Spontaneity, Entropy, and Free Energy

I. Spontaneous Processes and Entropy
A. A process is said to be spontaneous if it occurs without outside intervention. Remember that thermodynamics only considers the initial and final states and does not require knowledge of the pathway between reactants and products.
B. The driving force for a spontaneous process is and increase in the entropy of the universe S. Entropy can be viewed as a measure of randomness or disorder. Entropy is closely related to probability in that nature spontaneously proceeds toward the states that have the highest probabilities of existing. The probability of occurrence of a particular arrangement (state) depends on the number of ways (microstates) in which that arrangement can be achieved. This type of probability is called positional probability because it depends on the number of configurations in space that yields a particular state. Positional entropy increases in going from solid to liquid to gaseous state.
II. Entropy and the Second Law of Thermodynamics
A. The second law of thermodynamics states: in any spontaneous process there is always and increase in the entropy of the universe. The energy of the universe is constant but entropy is always increasing. DSuniv = DSsys + DSsurr. If the DSuniv is positive, the entropy of the universe increases, and the process is spontaneous in the direction written. If DSuniv is negative, the process is spontaneous in the opposite direction.
III. The Effect of Temperature on Spontaneity
A. If there is a exothermic reaction, the flow of energy into the surroundings increases the random motions of atoms and thereby increases the entropy of the surroundings. The sign of DSsurr is positive. An endothermic process creates the opposite effect; taking energy from the surroundings and decreasing the entropy; the sign of DSsurr is negative. The impact of the transfer of a given quantity of energy as heat to or from the surroundings will be greater at lower temperatures. The change in entropy of the surroundings equals the negative change in enthalpy divided by the temperature. Exothermicity is most important as a driving force at low temperatures.
IV. Free Energy
A. Free energy is defined as G and is equal to enthalpy minus temperature times entropy. A process is spontaneous in the direction in which the free energy decreases. The change in entropy of the universe equals the negative change in free energy divided by temperature.

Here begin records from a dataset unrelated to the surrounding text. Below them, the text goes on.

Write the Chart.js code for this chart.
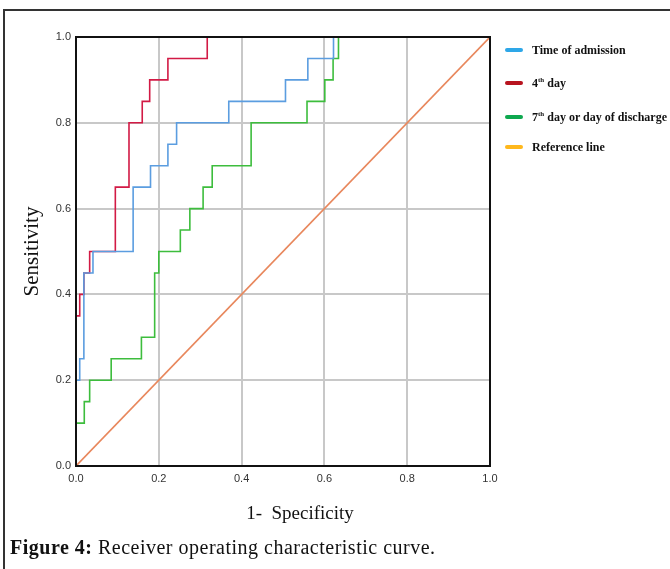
<!DOCTYPE html>
<html>
<head>
<meta charset="utf-8">
<script src="https://cdn.jsdelivr.net/npm/chart.js@4.4.1/dist/chart.umd.min.js"></script>
<style>
  html, body { margin: 0; padding: 0; background: #fff; }
  #fig { position: relative; width: 670px; height: 569px; overflow: hidden; background: #fff; }
  #frame { position: absolute; left: 3px; top: 9px; width: 700px; height: 600px; border-top: 2px solid #333; border-left: 2px solid #333; box-sizing: border-box; }
  #roc { position: absolute; left: 0; top: 0; }
  .legend { position: absolute; left: 505px; top: 0; font: bold 12px "Liberation Serif", serif; color: #111; }
  .legend .row { position: absolute; left: 0; height: 16px; white-space: nowrap; display: flex; align-items: center; }
  .legend .sw { display: inline-block; width: 18px; height: 4px; border-radius: 2px; margin-right: 9px; }
  .legend sup { font-size: 7px; line-height: 0; }
  #xtitle { position: absolute; top: 502px; left: 200px; width: 200px; text-align: center; font: 19px "Liberation Serif", serif; color: #111; white-space: pre; }
  #caption { position: absolute; left: 10px; top: 536px; font: 20px "Liberation Serif", serif; letter-spacing: 0.5px; white-space: nowrap; color: #111; }
</style>
</head>
<body>
<div id="fig">
  <div id="frame"></div>
  <canvas id="roc" width="670" height="569"></canvas>
  <div class="legend" id="legend"></div>
  <div id="xtitle">1-  Specificity</div>
  <div id="caption"><b>Figure 4:</b> Receiver operating characteristic curve.</div>
</div>
<script>
// ROC points (1 - specificity, sensitivity)
const admissionX = [0, 0, 0.009, 0.019, 0.041, 0.138, 0.18, 0.222, 0.243, 0.369, 0.506, 0.56, 0.622, 1];
const admissionY = [0, 0.2, 0.25, 0.45, 0.5, 0.65, 0.7, 0.75, 0.8, 0.85, 0.9, 0.95, 1, 1];

const day4X = [0, 0, 0.009, 0.019, 0.033, 0.095, 0.128, 0.16, 0.178, 0.222, 0.317, 1];
const day4Y = [0, 0.35, 0.4, 0.45, 0.5, 0.65, 0.8, 0.85, 0.9, 0.95, 1, 1];

const day7X = [0, 0, 0.02, 0.033, 0.085, 0.158, 0.19, 0.2, 0.252, 0.275, 0.307, 0.329, 0.423, 0.558, 0.601, 0.621, 0.634, 1];
const day7Y = [0, 0.1, 0.15, 0.2, 0.25, 0.3, 0.45, 0.5, 0.55, 0.6, 0.65, 0.7, 0.8, 0.85, 0.9, 0.95, 1, 1];

const refX = [0, 1];
const refY = [0, 1];

const axisTicks = [0, 0.2, 0.4, 0.6, 0.8, 1.0];

const seriesNames = ['Time of admission', '4<sup>th</sup> day', '7<sup>th</sup> day or day of discharge', 'Reference line'];
const lineColors = ['#5b9de0', '#d21a45', '#3dbd3d', '#e8875c'];
const legendColors = ['#2ea7e8', '#b8141f', '#0ea84f', '#ffb81c'];

const pts = (xs, ys) => xs.map((x, i) => ({ x: x, y: ys[i] }));

// legend (html so the ordinal superscripts stay real text)
const legendTops = [42, 75, 109, 139];
document.getElementById('legend').innerHTML = seriesNames.map((n, i) => `
  <div class="row" style="top:${legendTops[i]}px">
    <span class="sw" style="background:${legendColors[i]}"></span><span>${n}</span>
  </div>`).join('');

// redraw the black plot frame over the curves, like SPSS does
const frameOnTop = {
  id: 'frameOnTop',
  afterDatasetsDraw(chart) {
    const { ctx, chartArea: a } = chart;
    ctx.save();
    ctx.strokeStyle = '#111';
    ctx.lineWidth = 2;
    ctx.strokeRect(a.left, a.top, a.right - a.left, a.bottom - a.top);
    ctx.restore();
  }
};

const tickFont = { family: '"Liberation Sans", Arial, sans-serif', size: 11 };

new Chart(document.getElementById('roc'), {
  type: 'line',
  data: {
    datasets: [
      { label: 'Time of admission', data: pts(admissionX, admissionY), borderColor: lineColors[0], stepped: 'before' },
      { label: '4th day', data: pts(day4X, day4Y), borderColor: lineColors[1], stepped: 'before' },
      { label: '7th day or day of discharge', data: pts(day7X, day7Y), borderColor: lineColors[2], stepped: 'before' },
      { label: 'Reference line', data: pts(refX, refY), borderColor: lineColors[3] }
    ].map(d => Object.assign({ borderWidth: 1.6, pointRadius: 0, fill: false, tension: 0 }, d))
  },
  options: {
    responsive: false,
    devicePixelRatio: 1,
    animation: false,
    layout: { padding: { left: 0, top: 37, right: 180, bottom: 43 } },
    plugins: { legend: { display: false }, tooltip: { enabled: false } },
    scales: {
      x: {
        type: 'linear', min: 0, max: 1,
        afterBuildTicks: s => { s.ticks = axisTicks.map(v => ({ value: v })); },
        afterFit: s => { s.height = 60; },
        grid: { color: '#c8c8c8', lineWidth: 2, drawTicks: false },
        border: { color: '#111', width: 2 },
        ticks: { padding: 6, color: '#333', font: tickFont, callback: v => Number(v).toFixed(1) }
      },
      y: {
        type: 'linear', min: 0, max: 1,
        afterBuildTicks: s => { s.ticks = axisTicks.map(v => ({ value: v })); },
        afterFit: s => { s.width = 76; },
        grid: { color: '#c8c8c8', lineWidth: 2, drawTicks: false },
        border: { color: '#111', width: 2 },
        ticks: { padding: 5, color: '#333', font: tickFont, callback: v => Number(v).toFixed(1) },
        title: {
          display: true, text: 'Sensitivity', color: '#111',
          font: { family: '"Liberation Serif", serif', size: 21 },
          padding: { top: 20, bottom: 0 }
        }
      }
    }
  },
  plugins: [frameOnTop]
});
</script>
</body>
</html>
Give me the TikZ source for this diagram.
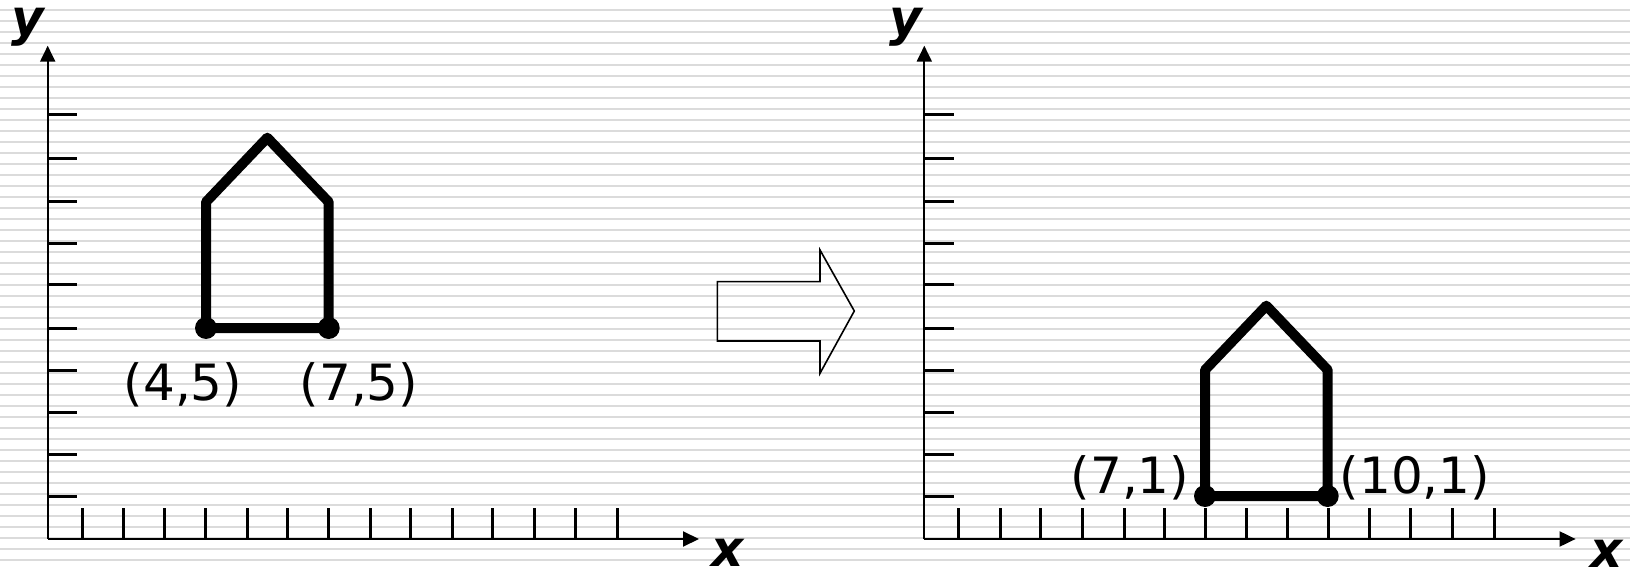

V. Entropy Changes in Chemical Reactions
A. Lowering the number of independent units in the system leads to less positional disorder. Fewer molecules mean fewer possible configurations. The third law of thermodynamics states the entropy of a perfect crystal at 0K is zero. The change in entropy for a reaction is equal to the standard entropy values of the products minus the standard entropy values of the reactants. Generally, the more complex the molecule, the higher is the standard entropy value.
VI. Free Energy and Chemical Reactions
A. The more negative the value of DG, the further a reaction will go to the right to reach equilibrium. The standard free energy of formation is the change in free energy that accompanies the formation of 1 mole of that substance from its constituent elements with all reactants and products in their standard states.
VII. Free Energy, Pressure, and Equilibrium
A. A system at constant temperature and pressure will proceed spontaneously in the direction that lowers its free energy. The equilibrium position in a reaction represents the lowest free energy value available to a particular reaction system. The positional entropy is greater in a larger volume and therefore a smaller pressure. The free energy increases with pressure in the equation G = G' + RT*ln(P).
B. A reaction proceeds to the minimum free energy (equilibrium), which corresponds to the point where Gproducts = Greactants and DG = 0. The quantitative relationship between free energy and the value of the equilibrium constant is DG' = -RT*ln(K). K can now be related to enthalpy and entropy in the following equation: ln(K) = -DH'/R(1/T) + DS'/R.
VIII. Free Energy and Work
A. The maximum possible useful work obtainable from a process at constant temperature and pressure is equal to the change in free energy: wmax = DG. DG for a spontaneous process represents the energy that is free to do useful work. DG for a non-spontaneous process represents the work that must be done on the system for the reaction to occur. The amount of work obtained from a problem is always less than the maximum possible amount. A process that can return in full to its initial state is a reversible process. In reality, all real processes are irreversible. In other words, in any real cyclic process in the system, work is changed to heat in the surroundings, and the entropy of the universe increases.